Enrique Múgica, la soledad del corredor de fondo
Tenía la política no solo como un género o un compromiso, sino como la consecuencia de una idea de servicio al partido
En 1982, cuando se iba a constituir el Gobierno de Felipe González, Fernando Morán llamó a este periódico para preguntar si aquí se sabía si él iba para ministro. Al día siguiente fue nombrado ministro de Asuntos Exteriores. Algo parecido pudo haber hecho, en remodelaciones sucesivas, Enrique Múgica Herzog. Morán era un funcionario que consideraba que ser ministro era hacer del área de su preferencia un camino de perfección para que fuera esencia de Europa.
Múgica era igualmente despistado, un hombre expansivo, y muchas veces ingenuo. Tenía la política no solo como un género o un compromiso, sino como la consecuencia de una idea de servicio al partido. Ese compromiso incluía también su deseo persistente de pertenecer a un gabinete. Abrazó ese cargo con entusiasmo, y se desempeñó en él tal como era, combinando su pasión vital con su compromiso político. Su llegada al ministerio fue para él como el final de una carrera, que se prolongó menos de lo que él creyó merecer. Pero, antes, cuando el partido lo envió a una delicada reunión con el general Armada cumplió como un militante y luego aguantó los chaparrones. Ni entonces perdió el humor.
Ese empeño político suyo se había fraguado en el Partido Comunista, y se prolongó en las décadas que sirvió como militante destacado del PSOE. Un compañero suyo decía ayer que el franquismo llevó a Múgica primero al PCE, sin ser comunista, y de ahí lo trasladó al PSOE sin que eso “le redujera su independencia, que no era otra cosa que su pasión indeclinable por la libertad”.
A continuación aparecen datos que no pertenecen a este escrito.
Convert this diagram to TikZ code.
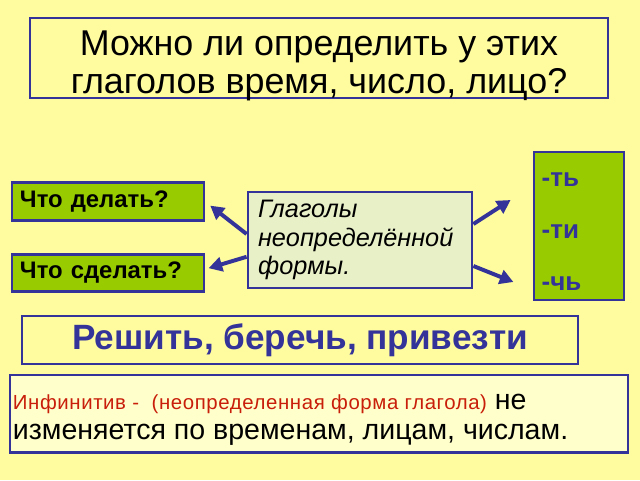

Su camino al socialismo tuvo un escalón intermedio, cuando él y otros compañeros de militancia democrática (Javier Pradera, Dionisio Ridruejo, Ramón Tamames, Fernando Sánchez- Dragó…) se juntaron en la primavera de 1956 para exigir libertades universitarias. Esa reivindicación los llevó al confinamiento. En abril de 2009 el Senado juntó a algunas de aquellas ya viejas glorias (a las que se unieron Jorge Semprún y Miguel Boyer) para conmemorar aquel tiempo. Por unas razones o por otras, Múgica había perdido pie en la historia de algunas amistades que nacieron en la militancia política; pero el clima que se vivió en esas jornadas (organizadas por el catedrático de Historia de las Constituciones Antonio Rodríguez Pina) dieron argumento para sentir que aquella camaradería antifranquista renacía en las aulas del Senado como si por ellos no hubiera pasado la apisonadora del desdén o del olvido.
La banda criminal ETA, que asesinó a su hermano Fernando, representó para Múgica el largo epílogo de su vida como militante socialista. Se mostró de muchas formas en desacuerdo con la hoja de ruta de su partido con respecto a la lucha contra la banda armada. Aunque atenuada por esas desavenencias, él nunca dejó la militancia.
Santos Juliá dice en Transición que Múgica formaba parte de aquellos “jóvenes espiritualmente asfixiados, carentes de libertad de pensamiento y espíritu” que habían crecido “bajo una dictadura fascista luego sustituida por una dictadura clerical”. Siempre fue un demócrata, un hombre libre, alegre, al que le brillaban los ojos cuando se encontraba un viejo conocido, aunque ya no fuera exactamente su amigo. Con un puro en la boca, en la plaza de toros, Múgica era, como Kim de la India, el amigo de todo el mundo. Nunca estuvo solo, pero a veces en su alma habitó la soledad del corredor de fondo.